I decided to google the program in case there was a waiting period or queue (like click n collect), something else to be done (such as more field settings or listing field data required). I avoided eBay pages having read them previously. All I found was negative comments and feedback. Now I respect the saying that a good customer experience is passed on to 1 or 2 people and a negative customer experience is passed onto 10 or more so I’ve not drawn any conclusions yet.
However, what did concern me was that one of the complaints was about the cost of shipping charged to the customer. My expectation was that eBay would pass on volume rates to the customer so everyone wins – more sales for eBay + seller and cheaper shipping for the buyer. However, the complainants were saying the eBay cost of shipping was higher than the seller’s shipping. One said that other seller shipping methods disappear when opting in.
It seems like a black box to me so I’m choosing to opt out until I can see rates buyers pay for shipping, can test this on my own listings, and hear more favourable feedback in general.

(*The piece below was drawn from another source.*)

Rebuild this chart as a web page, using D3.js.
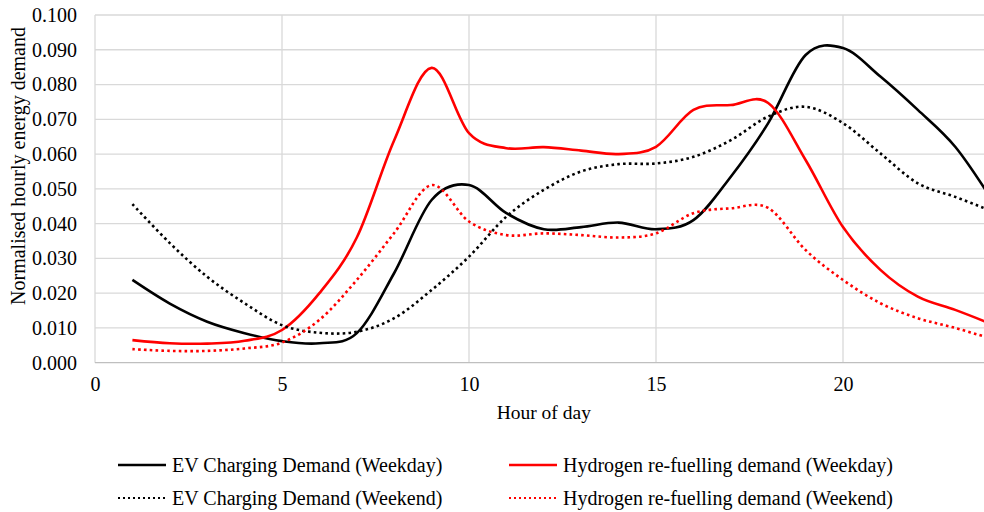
<!DOCTYPE html>
<html><head><meta charset="utf-8">
<script src="https://cdn.jsdelivr.net/npm/d3@7"></script>
<style>html,body{margin:0;padding:0;background:#fff;}svg{display:block;}</style>
</head><body>
<svg id="chart" width="984" height="512"></svg>
<script>
const hours = [1,2,3,4,5,6,7,8,9,10,11,12,13,14,15,16,17,18,19,20,21,22,23,24];
const evWeekday = [0.0238,0.0170,0.0118,0.0085,0.0062,0.0056,0.0085,0.0258,0.0468,0.0511,0.0430,0.0384,0.0390,0.0403,0.0384,0.0410,0.0535,0.0689,0.0885,0.0905,0.0823,0.0727,0.0621,0.0465];
const h2Weekday = [0.0065,0.0056,0.0055,0.0063,0.0094,0.0200,0.0360,0.0640,0.0848,0.0660,0.0617,0.0620,0.0610,0.0600,0.0621,0.0727,0.0741,0.0747,0.0583,0.0390,0.0267,0.0190,0.0152,0.0110];
const evWeekend = [0.0456,0.0344,0.0247,0.0171,0.0108,0.0086,0.0089,0.0128,0.0209,0.0305,0.0420,0.0497,0.0550,0.0571,0.0573,0.0592,0.0640,0.0708,0.0736,0.0689,0.0602,0.0516,0.0477,0.0435];
const h2Weekend = [0.0039,0.0034,0.0034,0.0041,0.0058,0.0123,0.0238,0.0373,0.0511,0.0406,0.0367,0.0372,0.0367,0.0360,0.0372,0.0430,0.0444,0.0445,0.0324,0.0238,0.0171,0.0128,0.0100,0.0068];
const seriesNames = ["EV Charging Demand (Weekday)","Hydrogen re-fuelling demand (Weekday)","EV Charging Demand (Weekend)","Hydrogen re-fuelling demand (Weekend)"];
const xTicks = [0,5,10,15,20];
const yTicks = [0,0.01,0.02,0.03,0.04,0.05,0.06,0.07,0.08,0.09,0.1];

const series = [
  {name: seriesNames[0], values: evWeekday, color: "#000000", dotted: false},
  {name: seriesNames[1], values: h2Weekday, color: "#ff0000", dotted: false},
  {name: seriesNames[2], values: evWeekend, color: "#000000", dotted: true},
  {name: seriesNames[3], values: h2Weekend, color: "#ff0000", dotted: true}
];

const svg = d3.select("#chart");
const font = "'Liberation Serif','Times New Roman',serif";
const x = d3.scaleLinear().domain([0,24]).range([95, 992.6]);
const y = d3.scaleLinear().domain([0,0.1]).range([362.7, 15]);

// gridlines
svg.append("g").selectAll("line.h").data(yTicks.slice(1)).join("line")
  .attr("x1", x(0)).attr("x2", 984).attr("y1", d=>y(d)).attr("y2", d=>y(d))
  .attr("stroke", "#d9d9d9").attr("stroke-width", 1.3);
svg.append("g").selectAll("line.v").data(xTicks.concat([24])).join("line")
  .attr("x1", d=>x(d)).attr("x2", d=>x(d)).attr("y1", y(0.1)).attr("y2", y(0))
  .attr("stroke", "#d9d9d9").attr("stroke-width", 1.3);
// x axis line
svg.append("line").attr("x1", x(0)).attr("x2", 984).attr("y1", y(0)).attr("y2", y(0))
  .attr("stroke", "#bfbfbf").attr("stroke-width", 1.3);

// y tick labels
const yAxis = d3.axisLeft(y).tickValues(yTicks).tickFormat(d3.format(".3f")).tickSize(0).tickPadding(18);
const ga = svg.append("g").attr("transform", `translate(${x(0)},0)`).call(yAxis);
ga.select(".domain").remove();
ga.selectAll("text").attr("font-family", font).attr("font-size", 20).attr("fill", "#000");

const xAxis = d3.axisBottom(x).tickValues(xTicks).tickFormat(d3.format("d")).tickSize(0).tickPadding(14);
const gx = svg.append("g").attr("transform", `translate(0,${y(0)})`).call(xAxis);
gx.select(".domain").remove();
gx.selectAll("text").attr("font-family", font).attr("font-size", 20).attr("fill", "#000");

// axis titles
svg.append("text").attr("x", x(12)).attr("y", 419).attr("text-anchor", "middle")
  .attr("font-family", font).attr("font-size", 19.5).text("Hour of day");
svg.append("text").attr("transform", `translate(25,166) rotate(-90)`).attr("text-anchor", "middle")
  .attr("font-family", font).attr("font-size", 20).text("Normalised hourly energy demand");

// lines
const line = d3.line().x((d,i)=>x(hours[i])).y(d=>y(d)).curve(d3.curveCatmullRom.alpha(0));
svg.append("g").selectAll("path").data(series).join("path")
  .attr("d", d=>line(d.values))
  .attr("fill", "none")
  .attr("stroke", d=>d.color)
  .attr("stroke-width", 2.6)
  .attr("stroke-dasharray", d=>d.dotted ? "2.6,3.2" : null)
  .attr("stroke-linecap", "butt");

// legend
const legendPos = [[118,465],[509,465],[118,498],[509,498]];
const lg = svg.append("g").selectAll("g").data(series).join("g")
  .attr("transform", (d,i)=>`translate(${legendPos[i][0]},${legendPos[i][1]})`);
lg.append("line").attr("x1", 0).attr("x2", 48).attr("y1", 0).attr("y2", 0)
  .attr("stroke", d=>d.color).attr("stroke-width", d=>d.dotted ? 2 : 2.6)
  .attr("stroke-dasharray", d=>d.dotted ? "2,3" : null);
lg.append("text").attr("x", 54).attr("y", 0).attr("dy", "0.35em")
  .attr("font-family", font).attr("font-size", 20).text(d=>d.name);
</script>
</body></html>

Bernard, our experience with GSP has caused us to opt back out and go back to offering and shipping ourselves.
The only time you see what eBay has charged the seller is when you print out the packing slip.
We only had two orders via GSP but the postage the seller paid was daylight robbery!

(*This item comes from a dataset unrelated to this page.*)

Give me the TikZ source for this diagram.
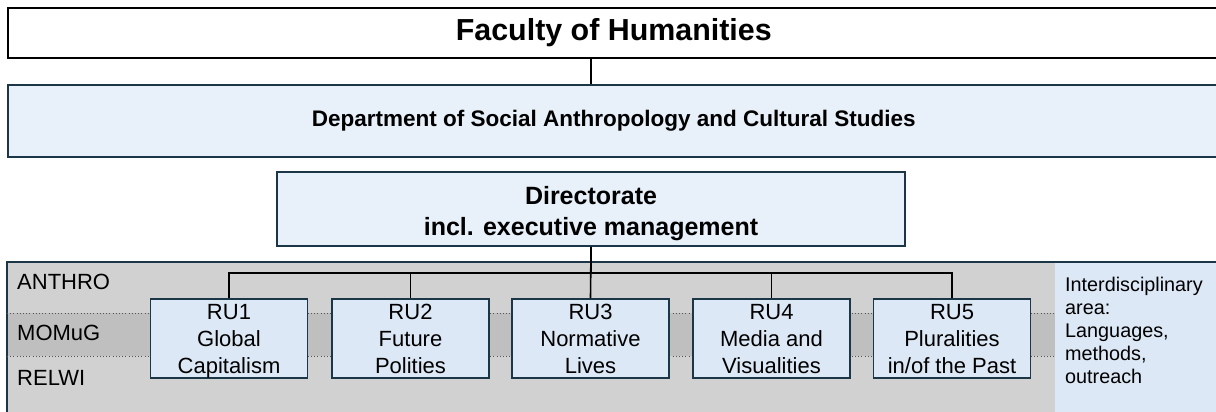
\documentclass[tikz,border=0pt]{standalone}
\usepackage{fontspec}
\setmainfont{Liberation Sans}
\definecolor{grayA}{HTML}{D1D1D1}
\definecolor{grayB}{HTML}{BFBFBF}
\definecolor{blueA}{HTML}{E8F0F9}
\definecolor{blueB}{HTML}{DCE8F5}
\definecolor{edgec}{HTML}{1B3646}
\definecolor{dotc}{HTML}{555555}
\newcommand\ruTop{\rule{0pt}{21pt}}
\newcommand\ruBot{\rule[-4.7pt]{0pt}{0pt}}
\tikzset{
  wide/.style={minimum width=1212pt, anchor=west, inner sep=0pt},
  rubox/.style={draw=edgec, line width=1.8pt, fill=blueB, minimum width=157pt, minimum height=79pt, inner sep=0pt, align=center, font=\fontsize{22}{26.7}\selectfont},
  lane/.style={anchor=base west, inner sep=0pt, font=\fontsize{22}{26}\selectfont},
  conn/.style={black, line width=1.6pt},
  dotline/.style={dotc, line width=0.9pt, dash pattern=on 1pt off 2.2pt}
}
\begin{document}
\begin{tikzpicture}[x=1pt,y=-1pt]
\useasboundingbox (0,0) rectangle (1216,412);
\clip (0,0) rectangle (1216,412);
\fill[white] (0,0) rectangle (1216,412);

% Faculty
\node[wide, draw=black, line width=1.6pt, fill=white, minimum height=50pt,
      font=\fontsize{30.4}{35}\selectfont\bfseries] (fac) at (7,33) {Faculty of Humanities};
% Department
\node[wide, draw=edgec, line width=1.6pt, fill=blueA, minimum height=72pt,
      font=\fontsize{22.5}{27}\selectfont\bfseries] (dept) at (7,121) {Department of Social Anthropology and Cultural Studies};
% Directorate
\node[draw=edgec, line width=1.6pt, fill=blueA, minimum width=628pt, minimum height=74pt, inner sep=0pt,
      align=center, font=\fontsize{25}{31}\selectfont\bfseries] (dir) at (591,209)
      {\rule{0pt}{32pt}Directorate\\incl. executive management\rule[-11pt]{0pt}{0pt}};

\draw[conn] (dir.north |- fac.south) -- (dir.north |- dept.north);

% lower area
\fill[grayA] (7,262) rectangle (1055,416);
\fill[grayB] (7,313) rectangle (1055,356);
\fill[blueB] (1055,262) rectangle (1222,416);
\draw[edgec, line width=1.4pt] (1222,262) -- (7,262) -- (7,416);
\draw[dotline] (7,313) -- (1055,313);
\draw[dotline] (7,356) -- (1055,356);

\node[lane] (anthro) at (17,289) {ANTHRO};
\node[lane] (momug) at (17,340) {MOMuG};
\node[lane] (relwi) at (17,385) {RELWI};

\node[anchor=north west, inner sep=0pt, align=left, font=\fontsize{19.8}{23}\selectfont] (inter) at (1065,271)
  {\rule{0pt}{20pt}Interdisciplinary\\area:\\Languages,\\methods,\\outreach};

% research units
\node[rubox] (ru1) at (229,338.5) {\ruTop RU1\\Global\\Capitalism\ruBot};
\node[rubox] (ru2) at (410.5,338.5) {\ruTop RU2\\Future\\Polities\ruBot};
\node[rubox] (ru3) at (590.5,338.5) {\ruTop RU3\\Normative\\Lives\ruBot};
\node[rubox] (ru4) at (771.5,338.5) {\ruTop RU4\\Media and\\Visualities\ruBot};
\node[rubox] (ru5) at (952,338.5) {\ruTop RU5\\Pluralities\\in/of the Past\ruBot};

\coordinate (bar) at (591,273);
\draw[conn] (dir.south) -- (ru3.north);
\foreach \r in {ru1,ru2,ru4,ru5}
  \draw[conn] (dir.south) -- (dir.south |- bar) -| (\r.north);
\end{tikzpicture}
\end{document}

The 2nd item comes to mind as an example:
Toddlers Soft Toolbox £12.97 inc free 2nd class shipping. This still applied as we only had to dispatch it to the UK hub.
When we looked further at the packing slip eBay had charged just over £10 for the postage! What made it more unbelievable was the fact it was only going to Ireland, not exactly the other side of the world.
Now for us to ship the same item via what was Airmail would cost £3.70 and even sending it Tracked would only have been £8.70!
Even though it wasn’t us dealing with the shipping I felt really bad and it left me with a nasty taste in my mouth, I also felt like I was being dishonest and no giving our customers the best service.
As mentioned earlier we have now opted out and will contunie being responsible for our own P&P.
Does anyone know where you can see a table of rates charged by the GSP to each country by weight breakdown for example?
I already ship worldwide so rang Ebay and spoke to a service agent and they couldn’t tell me… How are we supposed to opt in if we have no idea if we can already do cheaper postage or not?!
I don’t think there’s a published table as it is presented on a category by category basis for each country. As Stuart said, it’s not about being the cheapest provider but about providing a shipping service to countries where sellers are unable or unwilling to ship and so providing incremental sales to sellers and incremental buying opportunities to buyers.
It strikes me as a no-brainer to sign-up. It’s a tough decision to decide to stop shipping somewhere, but not one you need take.